* [Required work] Nothing after the line with "Serif, Times New" belongs in the copy; extract the lines below from the top through that line, pictures left out.

[START Data]

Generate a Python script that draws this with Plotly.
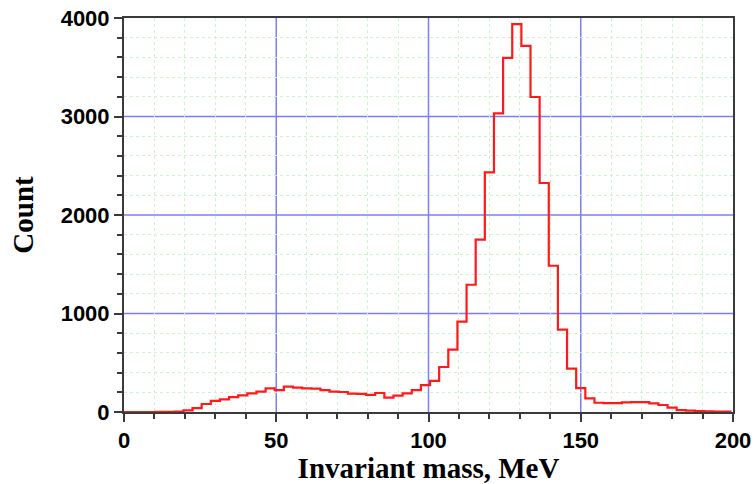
import plotly.graph_objects as go

# Histogram of invariant mass, 3 MeV bins (bin centres in MeV)
bin_centers = [0, 3, 6, 9, 12, 15, 18, 21, 24, 27, 30, 33, 36, 39, 42, 45, 48, 51,
               54, 57, 60, 63, 66, 69, 72, 75, 78, 81, 84, 87, 90, 93, 96, 99, 102,
               105, 108, 111, 114, 117, 120, 123, 126, 129, 132, 135, 138, 141, 144,
               147, 150, 153, 156, 159, 162, 165, 168, 171, 174, 177, 180, 183, 186,
               189, 192, 195, 198]
counts = [0, 0, 0, 0, 1, 2, 5, 16, 40, 81, 112, 128, 152, 169, 189, 206, 240, 223,
          257, 247, 240, 237, 223, 206, 203, 186, 183, 173, 193, 145, 166, 189, 223,
          272, 316, 457, 633, 917, 1292, 1749, 2433, 3032, 3595, 3937, 3718, 3198,
          2325, 1485, 836, 440, 243, 138, 94, 91, 91, 98, 101, 101, 88, 71, 44, 20,
          13, 10, 7, 4, 3]
bin_width = 3

x_tick_vals = [0, 50, 100, 150, 200]
y_tick_vals = [0, 1000, 2000, 3000, 4000]
x_minor_vals = [v for v in range(0, 201, 10) if v not in x_tick_vals]
y_minor_vals = [v for v in range(0, 4001, 200) if v not in y_tick_vals]

major_grid = "#7c7cff"

# step outline: left edges of every bin plus the final right edge
edges = [c - bin_width / 2 for c in bin_centers] + [bin_centers[-1] + bin_width / 2]
levels = counts + [counts[-1]]

fig = go.Figure()
fig.add_trace(go.Scatter(
    x=edges, y=levels, mode="lines",
    line=dict(color="#ff1a1a", width=2.2, shape="hv"),
    hoverinfo="skip", showlegend=False,
))

# major grid drawn above the dotted minor grid, beneath the histogram
for xv in x_tick_vals[1:-1]:
    fig.add_shape(type="line", xref="x", yref="paper", x0=xv, x1=xv, y0=0, y1=1,
                  line=dict(color=major_grid, width=1.5), layer="between")
for yv in y_tick_vals[1:-1]:
    fig.add_shape(type="line", xref="paper", yref="y", x0=0, x1=1, y0=yv, y1=yv,
                  line=dict(color=major_grid, width=1.5), layer="between")

tick_font = dict(family="Liberation Sans, Arial, sans-serif", size=22, color="black", weight="bold")
title_font = dict(family="Liberation Serif, Times New Roman, serif", size=29, color="black", weight="bold")

axis_common = dict(
    showline=True, linecolor="#3a3a3a", linewidth=2, mirror=True,
    ticks="outside", ticklen=8, tickwidth=1.5, tickcolor="#3a3a3a",
    showgrid=False, zeroline=False, tickfont=tick_font, automargin=False,
)
minor_common = dict(ticks="outside", ticklen=5, tickwidth=1.5, tickcolor="#3a3a3a",
                    showgrid=True, gridcolor="#cdf3cd", griddash="dot", gridwidth=1)

fig.update_xaxes(
    range=[0, 200], tickvals=x_tick_vals,
    title=dict(text="Invariant mass, MeV", font=title_font, standoff=6),
    minor=dict(tickvals=x_minor_vals, **minor_common),
    **axis_common,
)
fig.update_yaxes(
    range=[0, 4000], tickvals=y_tick_vals,
    title=dict(text="Count", font=title_font, standoff=18),
    minor=dict(tickvals=y_minor_vals, **minor_common),
    **axis_common,
)

fig.update_layout(
    width=755, height=484,
    margin=dict(l=124, r=22, t=18, b=72),
    plot_bgcolor="white", paper_bgcolor="white",
)

fig.write_html("out.html")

[END Data]

* [Solution to this exercise]
Generate a Python script that draws this with Plotly.
import plotly.graph_objects as go

# Histogram of invariant mass, 3 MeV bins (bin centres in MeV)
bin_centers = [0, 3, 6, 9, 12, 15, 18, 21, 24, 27, 30, 33, 36, 39, 42, 45, 48, 51,
               54, 57, 60, 63, 66, 69, 72, 75, 78, 81, 84, 87, 90, 93, 96, 99, 102,
               105, 108, 111, 114, 117, 120, 123, 126, 129, 132, 135, 138, 141, 144,
               147, 150, 153, 156, 159, 162, 165, 168, 171, 174, 177, 180, 183, 186,
               189, 192, 195, 198]
counts = [0, 0, 0, 0, 1, 2, 5, 16, 40, 81, 112, 128, 152, 169, 189, 206, 240, 223,
          257, 247, 240, 237, 223, 206, 203, 186, 183, 173, 193, 145, 166, 189, 223,
          272, 316, 457, 633, 917, 1292, 1749, 2433, 3032, 3595, 3937, 3718, 3198,
          2325, 1485, 836, 440, 243, 138, 94, 91, 91, 98, 101, 101, 88, 71, 44, 20,
          13, 10, 7, 4, 3]
bin_width = 3

x_tick_vals = [0, 50, 100, 150, 200]
y_tick_vals = [0, 1000, 2000, 3000, 4000]
x_minor_vals = [v for v in range(0, 201, 10) if v not in x_tick_vals]
y_minor_vals = [v for v in range(0, 4001, 200) if v not in y_tick_vals]

major_grid = "#7c7cff"

# step outline: left edges of every bin plus the final right edge
edges = [c - bin_width / 2 for c in bin_centers] + [bin_centers[-1] + bin_width / 2]
levels = counts + [counts[-1]]

fig = go.Figure()
fig.add_trace(go.Scatter(
    x=edges, y=levels, mode="lines",
    line=dict(color="#ff1a1a", width=2.2, shape="hv"),
    hoverinfo="skip", showlegend=False,
))

# major grid drawn above the dotted minor grid, beneath the histogram
for xv in x_tick_vals[1:-1]:
    fig.add_shape(type="line", xref="x", yref="paper", x0=xv, x1=xv, y0=0, y1=1,
                  line=dict(color=major_grid, width=1.5), layer="between")
for yv in y_tick_vals[1:-1]:
    fig.add_shape(type="line", xref="paper", yref="y", x0=0, x1=1, y0=yv, y1=yv,
                  line=dict(color=major_grid, width=1.5), layer="between")

tick_font = dict(family="Liberation Sans, Arial, sans-serif", size=22, color="black", weight="bold")
title_font = dict(family="Liberation Serif, Times New Roman, serif", size=29, color="black", weight="bold")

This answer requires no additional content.